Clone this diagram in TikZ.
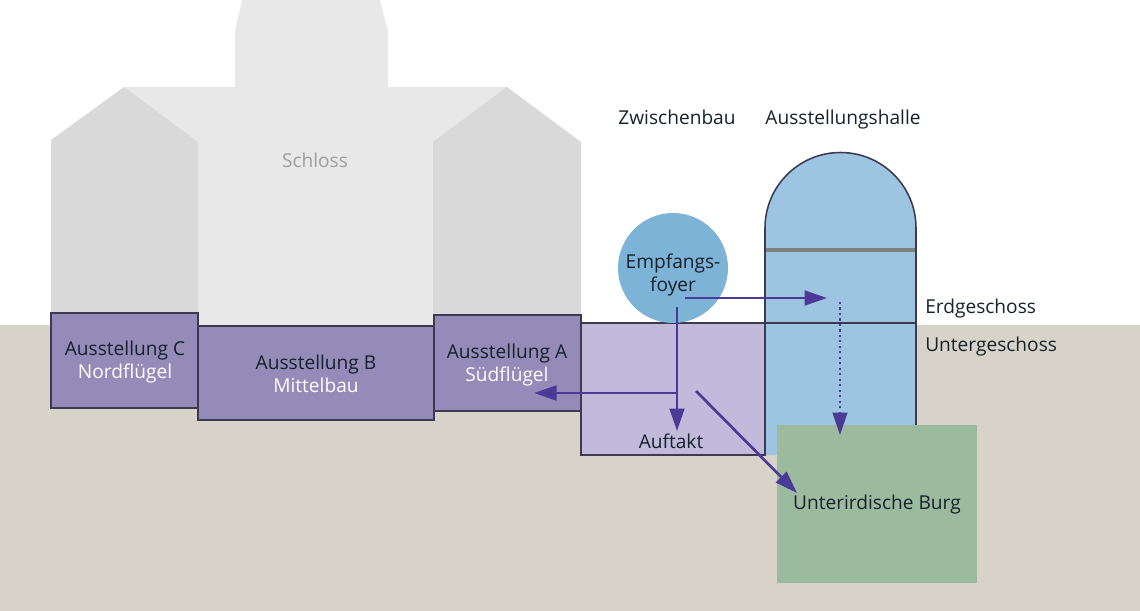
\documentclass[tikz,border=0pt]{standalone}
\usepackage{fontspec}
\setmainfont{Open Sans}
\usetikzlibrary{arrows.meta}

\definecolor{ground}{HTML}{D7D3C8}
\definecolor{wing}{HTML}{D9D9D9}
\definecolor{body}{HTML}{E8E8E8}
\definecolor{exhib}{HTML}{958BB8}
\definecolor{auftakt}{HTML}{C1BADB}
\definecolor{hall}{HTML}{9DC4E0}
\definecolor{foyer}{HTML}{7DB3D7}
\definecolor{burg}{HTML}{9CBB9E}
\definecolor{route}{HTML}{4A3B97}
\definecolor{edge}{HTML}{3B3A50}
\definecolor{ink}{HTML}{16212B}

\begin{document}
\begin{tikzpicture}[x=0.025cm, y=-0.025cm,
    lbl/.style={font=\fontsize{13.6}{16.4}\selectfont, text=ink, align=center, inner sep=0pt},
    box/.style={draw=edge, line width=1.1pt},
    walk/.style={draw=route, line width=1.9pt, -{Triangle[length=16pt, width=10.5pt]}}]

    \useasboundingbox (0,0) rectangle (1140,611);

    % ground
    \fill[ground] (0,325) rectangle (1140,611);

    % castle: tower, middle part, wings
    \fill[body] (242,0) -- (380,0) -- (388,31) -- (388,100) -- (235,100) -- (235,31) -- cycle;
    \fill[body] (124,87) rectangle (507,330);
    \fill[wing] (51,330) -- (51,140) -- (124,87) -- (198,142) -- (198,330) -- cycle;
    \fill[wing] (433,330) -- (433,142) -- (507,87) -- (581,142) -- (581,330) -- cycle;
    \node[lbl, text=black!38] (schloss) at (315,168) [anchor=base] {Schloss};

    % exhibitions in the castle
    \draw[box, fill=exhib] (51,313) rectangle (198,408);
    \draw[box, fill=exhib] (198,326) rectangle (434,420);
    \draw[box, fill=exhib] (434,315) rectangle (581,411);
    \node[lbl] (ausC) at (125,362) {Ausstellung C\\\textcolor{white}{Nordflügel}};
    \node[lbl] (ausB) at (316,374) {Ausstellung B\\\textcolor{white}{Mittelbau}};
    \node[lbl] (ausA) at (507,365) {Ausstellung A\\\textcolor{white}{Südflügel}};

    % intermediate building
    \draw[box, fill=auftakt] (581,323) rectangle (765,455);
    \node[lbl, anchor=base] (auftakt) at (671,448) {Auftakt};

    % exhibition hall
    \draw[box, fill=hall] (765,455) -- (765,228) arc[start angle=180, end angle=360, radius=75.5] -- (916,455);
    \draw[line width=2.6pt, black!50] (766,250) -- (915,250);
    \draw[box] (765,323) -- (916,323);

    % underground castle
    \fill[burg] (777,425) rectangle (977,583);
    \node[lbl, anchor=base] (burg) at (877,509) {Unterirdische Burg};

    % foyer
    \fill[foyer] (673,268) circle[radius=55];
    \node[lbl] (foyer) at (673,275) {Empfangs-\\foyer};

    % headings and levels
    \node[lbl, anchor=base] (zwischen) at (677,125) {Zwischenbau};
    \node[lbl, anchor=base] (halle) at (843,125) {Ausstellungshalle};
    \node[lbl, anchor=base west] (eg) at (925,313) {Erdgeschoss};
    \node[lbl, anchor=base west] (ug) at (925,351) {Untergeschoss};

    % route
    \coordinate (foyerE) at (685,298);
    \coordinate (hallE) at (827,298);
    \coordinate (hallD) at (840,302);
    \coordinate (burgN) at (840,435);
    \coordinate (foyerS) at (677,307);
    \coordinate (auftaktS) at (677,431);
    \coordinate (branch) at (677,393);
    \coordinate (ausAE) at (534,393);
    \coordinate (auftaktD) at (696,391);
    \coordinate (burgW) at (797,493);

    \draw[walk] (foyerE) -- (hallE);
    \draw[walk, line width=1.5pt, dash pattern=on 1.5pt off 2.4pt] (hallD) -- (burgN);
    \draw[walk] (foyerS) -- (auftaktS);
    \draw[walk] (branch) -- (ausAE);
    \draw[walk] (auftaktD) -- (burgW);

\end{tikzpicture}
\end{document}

**STATED PROBLEM:** Copy the whole of the material above exactly, but not its images.

**THE COMPLETED TASK:**
Clone this diagram in TikZ.
\documentclass[tikz,border=0pt]{standalone}
\usepackage{fontspec}
\setmainfont{Open Sans}
\usetikzlibrary{arrows.meta}

\definecolor{ground}{HTML}{D7D3C8}
\definecolor{wing}{HTML}{D9D9D9}
\definecolor{body}{HTML}{E8E8E8}
\definecolor{exhib}{HTML}{958BB8}
\definecolor{auftakt}{HTML}{C1BADB}
\definecolor{hall}{HTML}{9DC4E0}
\definecolor{foyer}{HTML}{7DB3D7}
\definecolor{burg}{HTML}{9CBB9E}
\definecolor{route}{HTML}{4A3B97}
\definecolor{edge}{HTML}{3B3A50}
\definecolor{ink}{HTML}{16212B}

\begin{document}
\begin{tikzpicture}[x=0.025cm, y=-0.025cm,
    lbl/.style={font=\fontsize{13.6}{16.4}\selectfont, text=ink, align=center, inner sep=0pt},
    box/.style={draw=edge, line width=1.1pt},
    walk/.style={draw=route, line width=1.9pt, -{Triangle[length=16pt, width=10.5pt]}}]

    \useasboundingbox (0,0) rectangle (1140,611);

    % ground
    \fill[ground] (0,325) rectangle (1140,611);

    % castle: tower, middle part, wings
    \fill[body] (242,0) -- (380,0) -- (388,31) -- (388,100) -- (235,100) -- (235,31) -- cycle;
    \fill[body] (124,87) rectangle (507,330);
    \fill[wing] (51,330) -- (51,140) -- (124,87) -- (198,142) -- (198,330) -- cycle;
    \fill[wing] (433,330) -- (433,142) -- (507,87) -- (581,142) -- (581,330) -- cycle;
    \node[lbl, text=black!38] (schloss) at (315,168) [anchor=base] {Schloss};

    % exhibitions in the castle
    \draw[box, fill=exhib] (51,313) rectangle (198,408);
    \draw[box, fill=exhib] (198,326) rectangle (434,420);
    \draw[box, fill=exhib] (434,315) rectangle (581,411);
    \node[lbl] (ausC) at (125,362) {Ausstellung C\\\textcolor{white}{Nordflügel}};
    \node[lbl] (ausB) at (316,374) {Ausstellung B\\\textcolor{white}{Mittelbau}};
    \node[lbl] (ausA) at (507,365) {Ausstellung A\\\textcolor{white}{Südflügel}};

    % intermediate building
    \draw[box, fill=auftakt] (581,323) rectangle (765,455);
    \node[lbl, anchor=base] (auftakt) at (671,448) {Auftakt};

    % exhibition hall
    \draw[box, fill=hall] (765,455) -- (765,228) arc[start angle=180, end angle=360, radius=75.5] -- (916,455);
    \draw[line width=2.6pt, black!50] (766,250) -- (915,250);
    \draw[box] (765,323) -- (916,323);

    % underground castle
    \fill[burg] (777,425) rectangle (977,583);
    \node[lbl, anchor=base] (burg) at (877,509) {Unterirdische Burg};

    % foyer
    \fill[foyer] (673,268) circle[radius=55];
    \node[lbl] (foyer) at (673,275) {Empfangs-\\foyer};

    % headings and levels
    \node[lbl, anchor=base] (zwischen) at (677,125) {Zwischenbau};
    \node[lbl, anchor=base] (halle) at (843,125) {Ausstellungshalle};
    \node[lbl, anchor=base west] (eg) at (925,313) {Erdgeschoss};
    \node[lbl, anchor=base west] (ug) at (925,351) {Untergeschoss};

    % route
    \coordinate (foyerE) at (685,298);
    \coordinate (hallE) at (827,298);
    \coordinate (hallD) at (840,302);
    \coordinate (burgN) at (840,435);
    \coordinate (foyerS) at (677,307);
    \coordinate (auftaktS) at (677,431);
    \coordinate (branch) at (677,393);
    \coordinate (ausAE) at (534,393);
    \coordinate (auftaktD) at (696,391);
    \coordinate (burgW) at (797,493);

    \draw[walk] (foyerE) -- (hallE);
    \draw[walk, line width=1.5pt, dash pattern=on 1.5pt off 2.4pt] (hallD) -- (burgN);
    \draw[walk] (foyerS) -- (auftaktS);
    \draw[walk] (branch) -- (ausAE);
    \draw[walk] (auftaktD) -- (burgW);

\end{tikzpicture}
\end{document}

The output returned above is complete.